The book begins when Professor Pierre Aronnax, the narrator of the story, boards an American frigate commissioned to investigate a rash of attacks on international shipping by what is thought to be an amphibious monster. The supposed sea creature, which is actually the submarine Nautilus, sinks Aronnax's vessel and imprisons him along with his devoted servant Conseil and Ned Land, a temperamental harpooner. When they are returned to their senses, the find themselves inside a dark, gloomy, desolate, endless, predicament. They are locked in a cell. However they soon meet Captain Nemo who agrees to let them move about the ship freely on one condition. They must remain aboard the Nautilus. So begins a great adventure of a truly fantastic voyage from the pearl-laden waters of Ceylon to the icy dangers of the South Pole, as Captain Nemo, one of the greatest villains ever created, takes his revenge on all society.

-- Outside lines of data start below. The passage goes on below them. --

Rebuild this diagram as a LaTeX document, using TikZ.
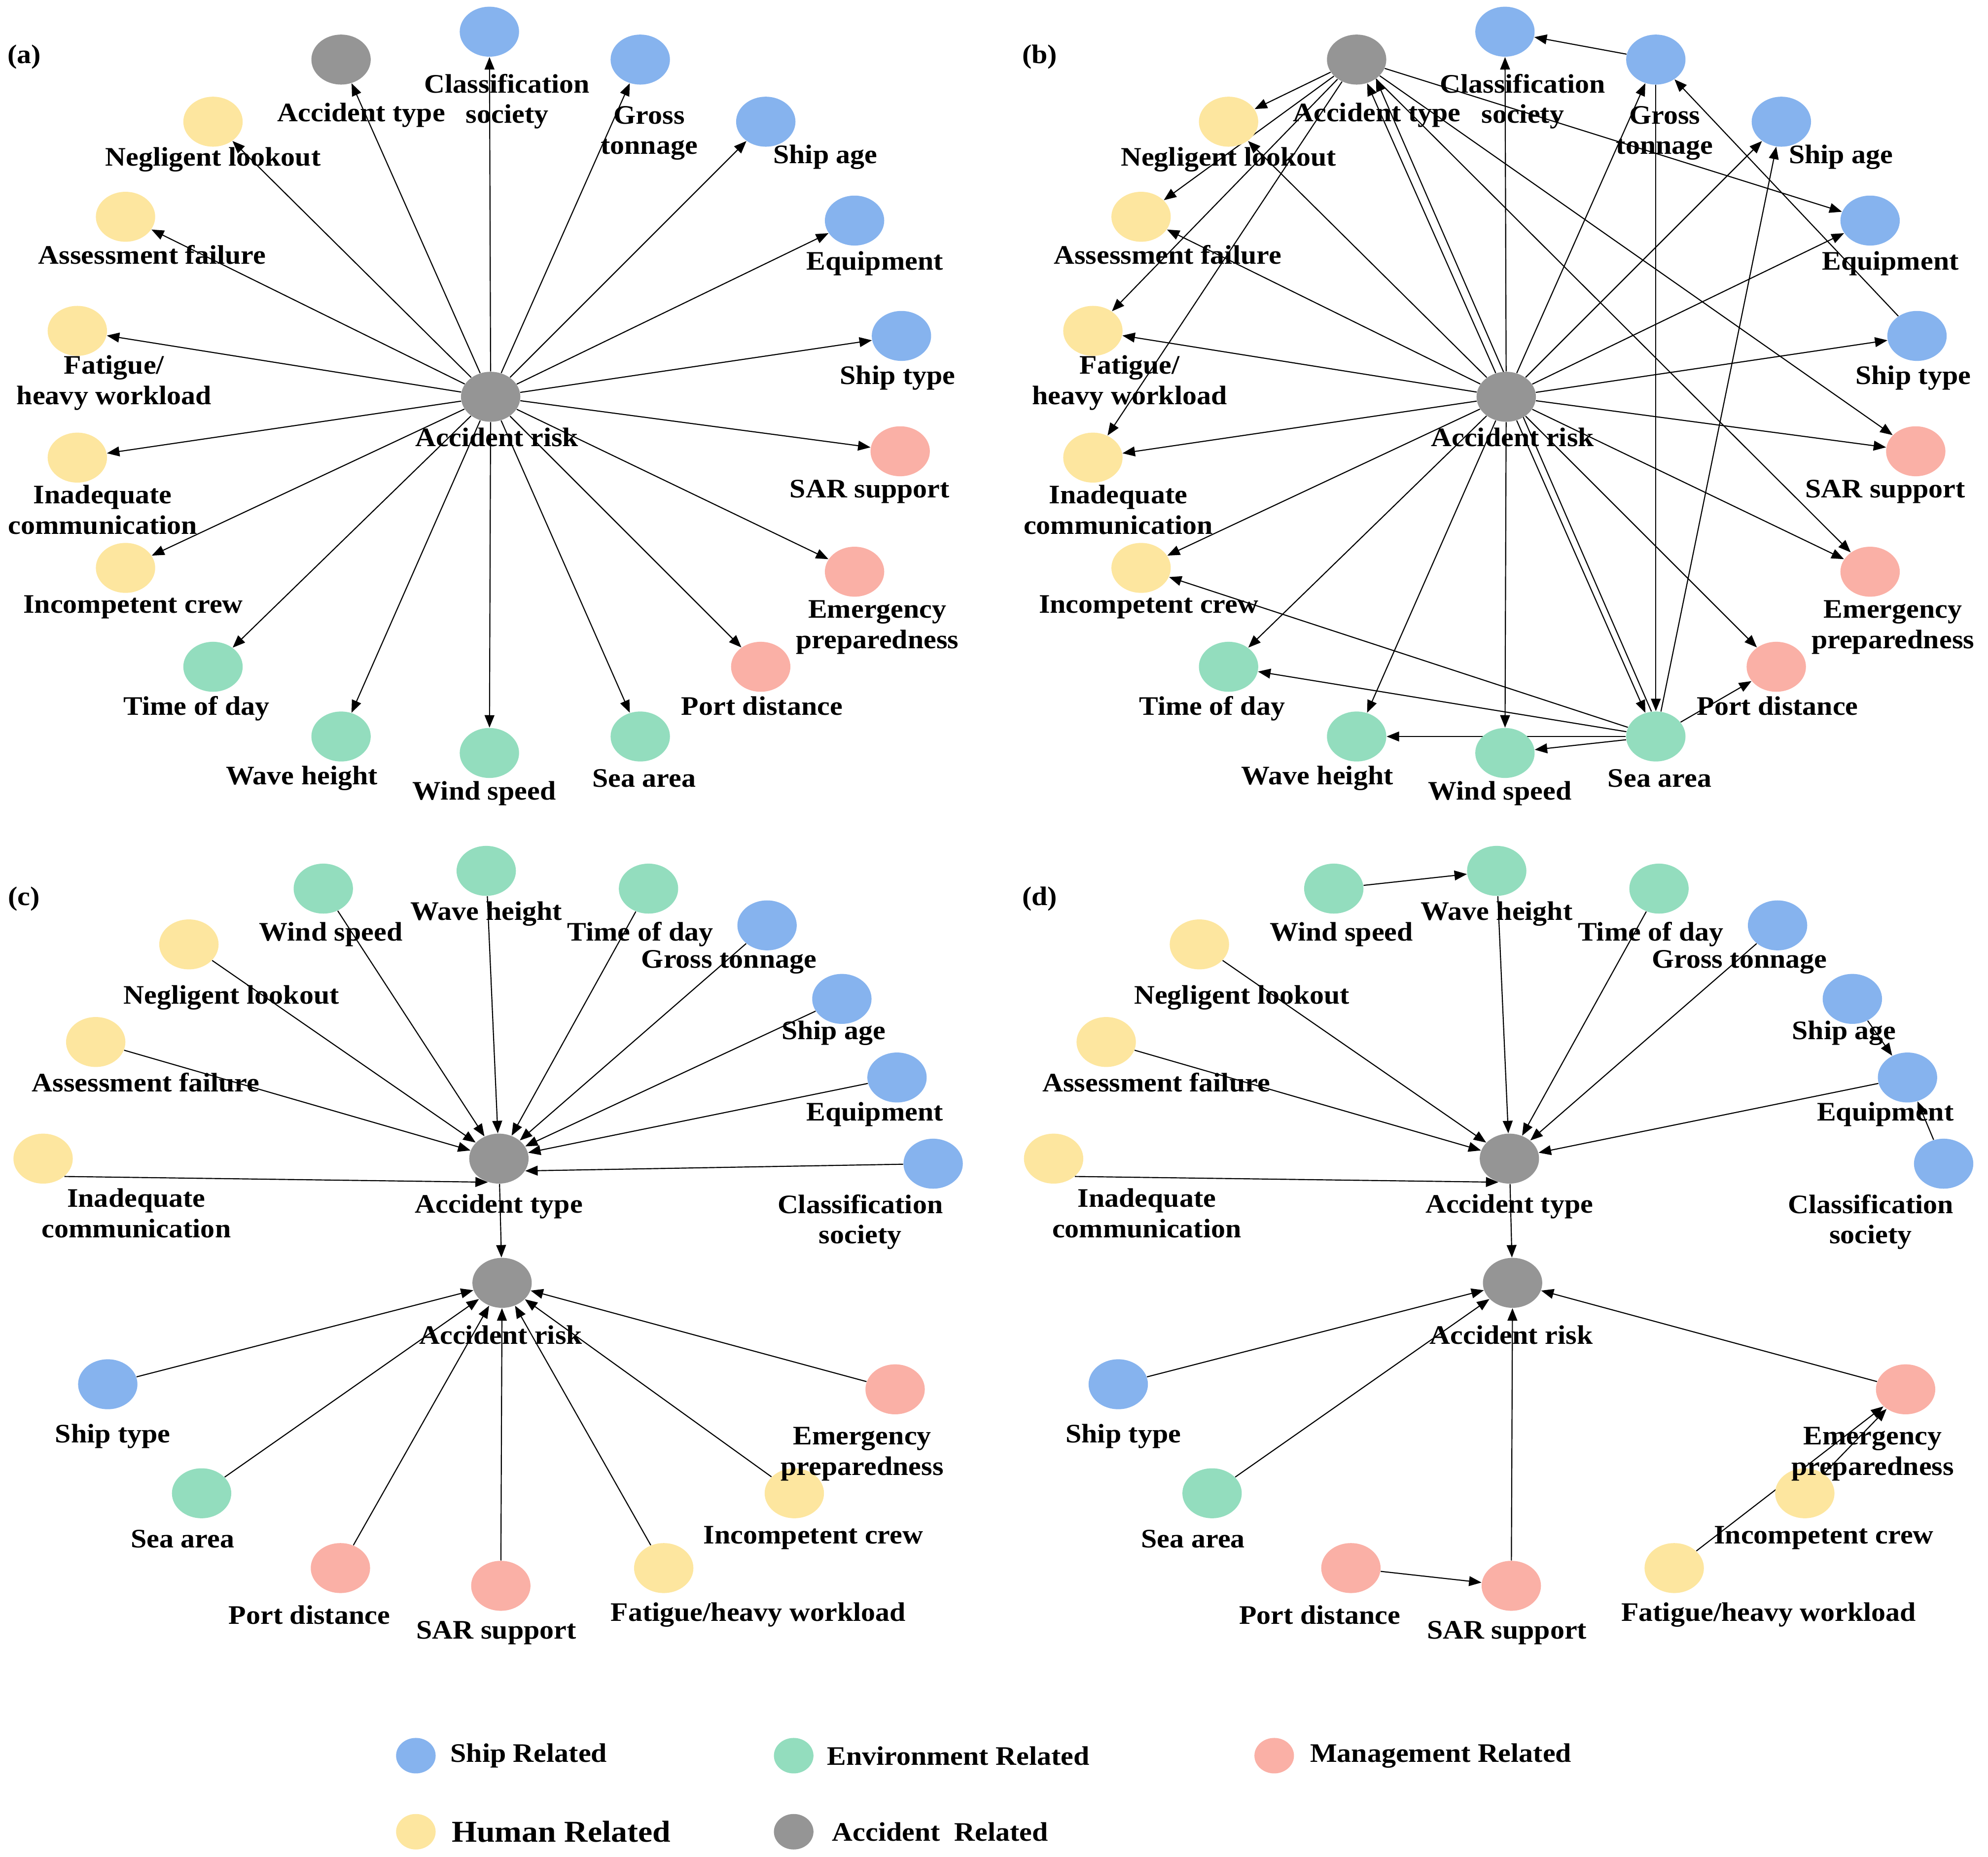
\documentclass[tikz,border=0pt]{standalone}
\usepackage{fontspec}
\setmainfont{Liberation Serif}[FakeStretch=1.07]
\usepackage{tikz}
\usetikzlibrary{arrows.meta}
\usetikzlibrary{shapes.geometric}
\usetikzlibrary{backgrounds}

\definecolor{shipblue}{HTML}{86B3EE}
\definecolor{envgreen}{HTML}{93DDBE}
\definecolor{mgmtpink}{HTML}{FAB0A6}
\definecolor{humanyellow}{HTML}{FDE69F}
\definecolor{accgray}{HTML}{959595}

% circle layout of panels (a) and (b)
\newcommand{\ringpanel}{%
        \node [acc_node](ar) at (387,313) {};
        \node [label_style](ar-t) at (392,345) {Accident risk};
        \node [acc_node](at) at (269,47) {};
        \node [label_style](at-t) at (285,91) {Accident type};
        \node [ship_node](cls) at (386,25) {};
        \node [label_style](cls-t) at (400,80) {Classification\\society};
        \node [ship_node](gt) at (505,47) {};
        \node [label_style](gt-t) at (512,105) {Gross\\tonnage};
        \node [ship_node](age) at (604,96) {};
        \node [label_style](age-t) at (651,124) {Ship age};
        \node [ship_node](eq) at (674,174) {};
        \node [label_style](eq-t) at (690,208) {Equipment};
        \node [ship_node](st) at (711,265) {};
        \node [label_style](st-t) at (708,298) {Ship type};
        \node [mgmt_node](sar) at (710,356) {};
        \node [label_style](sar-t) at (686,388) {SAR support};
        \node [mgmt_node](ep) at (674,451) {};
        \node [label_style](ep-t) at (692,495) {Emergency\\preparedness};
        \node [mgmt_node](pd) at (600,526) {};
        \node [label_style](pd-t) at (601,557) {Port distance};
        \node [env_node](sea) at (505,581) {};
        \node [label_style](sea-t) at (508,614) {Sea area};
        \node [env_node](ws) at (386,594) {};
        \node [label_style](ws-t) at (382,626) {Wind speed};
        \node [env_node](wh) at (269,581) {};
        \node [label_style](wh-t) at (238,614) {Wave height};
        \node [env_node](tod) at (168,526) {};
        \node [label_style](tod-t) at (155,559) {Time of day};
        \node [human_node](ic) at (99,448) {};
        \node [label_style](ic-t) at (105,479) {Incompetent crew};
        \node [human_node](com) at (61,361) {};
        \node [label_style](com-t) at (81,402) {Inadequate\\communication};
        \node [human_node](fat) at (61,261) {};
        \node [label_style](fat-t) at (90,302) {Fatigue/\\heavy workload};
        \node [human_node](af) at (99,171) {};
        \node [label_style](af-t) at (120,201) {Assessment failure};
        \node [human_node](nl) at (168,96) {};
        \node [label_style](nl-t) at (168,126) {Negligent lookout};
}

% two-level layout of panels (c) and (d)
\newcommand{\fanpanel}{%
        \node [acc_node](at) at (393.5,914) {};
        \node [label_style](at-t) at (393.5,952) {Accident type};
        \node [acc_node](ar) at (396,1012) {};
        \node [label_style](ar-t) at (395,1053) {Accident risk};
        \node [env_node](ws) at (255,701) {};
        \node [label_style](ws-t) at (261,737) {Wind speed};
        \node [env_node](wh) at (383.5,687) {};
        \node [label_style](wh-t) at (383.5,721) {Wave height};
        \node [env_node](tod) at (511.5,701) {};
        \node [label_style](tod-t) at (505,737) {Time of day};
        \node [ship_node](gt) at (605,730) {};
        \node [label_style](gt-t) at (575,759) {Gross tonnage};
        \node [ship_node](age) at (664,788) {};
        \node [label_style](age-t) at (657.5,815) {Ship age};
        \node [ship_node](eq) at (707.5,850) {};
        \node [label_style](eq-t) at (690,879) {Equipment};
        \node [ship_node](cls) at (736,918) {};
        \node [label_style](cls-t) at (678.5,964) {Classification\\society};
        \node [human_node](nl) at (149,745) {};
        \node [label_style](nl-t) at (182.5,787) {Negligent lookout};
        \node [human_node](af) at (75.5,822) {};
        \node [label_style](af-t) at (115,854) {Assessment failure};
        \node [human_node](com) at (34,914) {};
        \node [label_style](com-t) at (107.5,957) {Inadequate\\communication};
        \node [ship_node](st) at (85,1092) {};
        \node [label_style](st-t) at (89,1133) {Ship type};
        \node [env_node](sea) at (159,1178) {};
        \node [label_style](sea-t) at (144,1214) {Sea area};
        \node [mgmt_node](pd) at (268.5,1237) {};
        \node [label_style](pd-t) at (244,1274) {Port distance};
        \node [mgmt_node](sar) at (395,1251) {};
        \node [label_style](sar-t) at (391.5,1288) {SAR support};
        \node [human_node](fat) at (523.5,1237) {};
        \node [label_style](fat-t) at (598,1274) {Fatigue/heavy workload};
        \node [human_node](ic) at (626.5,1178) {};
        \node [label_style](ic-t) at (641.5,1213) {Incompetent crew};
        \node [mgmt_node](ep) at (706,1096) {};
        \node [label_style](ep-t) at (680,1147) {Emergency\\preparedness};
}

\begin{document}
\begin{tikzpicture}[x=0.025cm, y=-0.025cm,
        base_node/.style={ellipse, inner sep=0pt, minimum width=1.17cm, minimum height=0.985cm},
        ship_node/.style={base_node, fill=shipblue},
        env_node/.style={base_node, fill=envgreen},
        mgmt_node/.style={base_node, fill=mgmtpink},
        human_node/.style={base_node, fill=humanyellow},
        acc_node/.style={base_node, fill=accgray},
        legend_dot/.style={minimum width=0.78cm, minimum height=0.7cm},
        label_style/.style={inner sep=0pt, align=center, font=\fontsize{15}{17.07}\selectfont\bfseries},
        legend_text/.style={label_style, anchor=west},
        edge_style/.style={draw=black, line width=0.6pt, -{Triangle[length=7pt, width=5.5pt]}}]

        \useasboundingbox (0,0) rectangle (1568,1464.6);

        \node [label_style](tag-a) at (19,45) {(a)};
        \node [label_style](tag-b) at (820,45) {(b)};
        \node [label_style](tag-c) at (19,709) {(c)};
        \node [label_style](tag-d) at (820,709) {(d)};

        \begin{scope}[name prefix=a-] \ringpanel \end{scope}
        \begin{scope}[shift={(801,0)}, name prefix=b-] \ringpanel \end{scope}
        \begin{scope}[name prefix=c-] \fanpanel \end{scope}
        \begin{scope}[shift={(797,0)}, name prefix=d-] \fanpanel \end{scope}

        \begin{scope}[on background layer]
        % (a) and (b): accident risk to every factor
        \foreach \p in {a,b}
            \foreach \n in {at,cls,gt,age,eq,st,sar,ep,pd,sea,ws,wh,tod,ic,com,fat,af,nl}
                \draw [edge_style] (\p-ar) edge (\p-\n);
        % (b) extra links
        \foreach \n in {nl,af,fat,com,eq,sar,ep}
            \draw [edge_style] (b-at) edge (b-\n);
        \foreach \n in {age,pd,ws,wh,tod,ic}
            \draw [edge_style] (b-sea) edge (b-\n);
        \draw [edge_style] (b-sea.100) -- (b-at.-45);
        \draw [edge_style] (b-gt) edge (b-cls);
        \draw [edge_style] (b-gt) edge (b-sea);
        \draw [edge_style] (b-st) edge (b-gt);
        % (c)
        \foreach \n in {ws,wh,tod,gt,age,eq,nl,af}
            \draw [edge_style] (c-\n) edge (c-at);
        \draw [edge_style] (c-com.-40) -- (c-at.-115);
        \draw [edge_style] (c-cls) -- (c-at.-25);
        \foreach \n in {at,st,sea,pd,sar,fat,ic,ep}
            \draw [edge_style] (c-\n) edge (c-ar);
        % (d)
        \foreach \n in {wh,tod,gt,eq,nl,af}
            \draw [edge_style] (d-\n) edge (d-at);
        \draw [edge_style] (d-com.-40) -- (d-at.-115);
        \foreach \n in {at,st,sea,sar,ep}
            \draw [edge_style] (d-\n) edge (d-ar);
        \draw [edge_style] (d-ws) edge (d-wh);
        \draw [edge_style] (d-age) edge (d-eq);
        \draw [edge_style] (d-cls) edge (d-eq);
        \draw [edge_style] (d-pd) edge (d-sar);
        \draw [edge_style] (d-fat) edge (d-ep);
        \draw [edge_style] (d-ic) edge (d-ep);
        \end{scope}

        % legend
        \node [ship_node, legend_dot](key-ship) at (328,1385) {};
        \node [legend_text](key-ship-t) at (355,1385) {Ship Related};
        \node [env_node, legend_dot](key-env) at (626,1385) {};
        \node [legend_text](key-env-t) at (652,1385) {Environment Related};
        \node [mgmt_node, legend_dot](key-mgmt) at (1005,1385) {};
        \node [legend_text](key-mgmt-t) at (1033,1385) {Management Related};
        \node [human_node, legend_dot](key-human) at (328,1445) {};
        \node [legend_text, font=\fontsize{17}{19}\selectfont\bfseries](key-human-t) at (356,1445) {Human Related};
        \node [acc_node, legend_dot](key-acc) at (626,1445) {};
        \node [legend_text](key-acc-t) at (656,1445) {Accident\ \ Related};

\end{tikzpicture}
\end{document}
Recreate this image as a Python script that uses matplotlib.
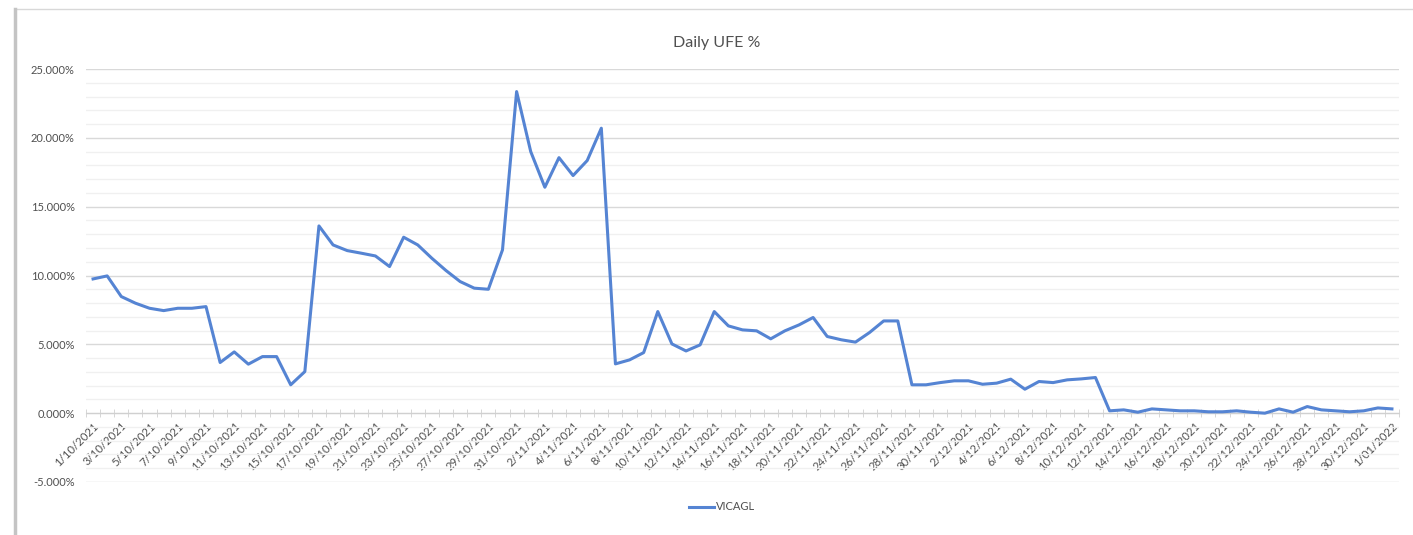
import numpy as np
import matplotlib.pyplot as plt
import matplotlib.ticker as mticker
from matplotlib.patches import Rectangle
import datetime as dt

plt.rcParams['font.family'] = ['Lato', 'DejaVu Sans']

# daily values, 1/10/2021 .. 1/01/2022 (percent)
start = dt.date(2021, 10, 1)
ufe = [9.75, 9.97, 8.47, 7.99, 7.62, 7.45, 7.62, 7.62, 7.74, 3.68,
       4.45, 3.56, 4.11, 4.11, 2.06, 3.02, 13.6, 12.22, 11.81, 11.62,
       11.42, 10.65, 12.78, 12.22, 11.25, 10.36, 9.56, 9.08, 9.0, 11.86,
       23.36, 19.0, 16.41, 18.56, 17.26, 18.35, 20.7, 3.58, 3.87, 4.40,
       7.38, 5.03, 4.52, 4.96, 7.38, 6.34, 6.05, 5.98, 5.40, 5.98,
       6.41, 6.95, 5.57, 5.33, 5.16, 5.86, 6.70, 6.70, 2.06, 2.06,
       2.22, 2.35, 2.35, 2.10, 2.18, 2.47, 1.74, 2.30, 2.22, 2.42,
       2.49, 2.59, 0.17, 0.24, 0.07, 0.31, 0.24, 0.17, 0.17, 0.10,
       0.10, 0.17, 0.07, 0.0, 0.31, 0.07, 0.48, 0.24, 0.17, 0.10,
       0.17, 0.38, 0.31]
dates = [start + dt.timedelta(days=i) for i in range(len(ufe))]
labels = [f"{d.day}/{d.month:02d}/{d.year}" for d in dates]
series_name = "VICAGL"

W, H = 1413, 535
fig = plt.figure(figsize=(W / 100, H / 100), dpi=100)
ax = fig.add_axes([86 / W, 1 - 482 / H, (1399 - 86) / W, (482 - 69) / H])

# chart frame (screenshot border)
fig.patches.append(Rectangle((15 / W, -0.05), 1.1, 1 - 9 / H + 0.05,
                             transform=fig.transFigure, fill=False,
                             edgecolor='#d8d8d8', lw=1.0))
fig.add_artist(plt.Line2D([15 / W, 15 / W], [0, 1 - 9 / H], transform=fig.transFigure,
                          color='#c4c4c4', lw=2.5))

txt = '#505050'
x = np.arange(len(ufe))
ax.plot(x, ufe, color='#5584d3', lw=2.2, label=series_name, zorder=3)

ax.set_xlim(-0.5, len(ufe) - 0.5)
ax.set_ylim(-5, 25)
ax.yaxis.set_major_locator(mticker.MultipleLocator(5))
ax.yaxis.set_minor_locator(mticker.MultipleLocator(1))
ax.yaxis.set_major_formatter(mticker.FuncFormatter(lambda v, p: f"{v:.3f}%"))
ax.grid(axis='y', which='major', color='#d9d9d9', lw=1.0, zorder=0)
ax.grid(axis='y', which='minor', color='#f0f0f0', lw=1.0, zorder=0)
ax.tick_params(axis='y', which='both', length=0, labelsize=8, labelcolor=txt, pad=8)

for s in ['top', 'right', 'left']:
    ax.spines[s].set_visible(False)
ax.spines['bottom'].set_position(('data', 0))
ax.spines['bottom'].set_color('#d0d0d0')
ax.spines['bottom'].set_zorder(2)

ax.set_xticks(x[::2])
ax.set_xticklabels(labels[::2], rotation=45, ha='right', va='top', rotation_mode='anchor')
ax.set_xticks(np.arange(-0.5, len(ufe)), minor=True)
ax.tick_params(axis='x', which='major', length=0, labelsize=8.2, labelcolor=txt, pad=5)
ax.tick_params(axis='x', which='minor', length=6, direction='inout', color='#d0d0d0')

fig.text(717 / W, 1 - 43 / H, "Daily UFE %", ha='center', va='center',
         fontsize=11.5, color=txt)

fig.legend(loc='center', bbox_to_anchor=(722 / W, 1 - 507 / H), frameon=False,
           fontsize=8, labelcolor=txt, handlelength=2.2, handletextpad=0.2)

fig.savefig('out.png', dpi=100, facecolor='white')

The detail that Verne pours into this book is amazing. This is one of the few books that are capable of making the readers feel that they are actually there. His descriptions of how the Nautilus operates, how Nemo's crew harvests food and his account of hunting on Hawaii are excellent, and the plot never falters. The characters are wonderfully scripted; each one having their own unique personality, and they are weaved flawlessly into the awe filled spectacle.
This is the book that predicted that there would be submarines, and that submarines would eventually go to the South Pole. It predicted the development of the SCUBA suit; it even predicted nuclear powered ships. The technology used in this book makes it easy to understand even today. This book is widely recognized as a classic- in my view, correctly.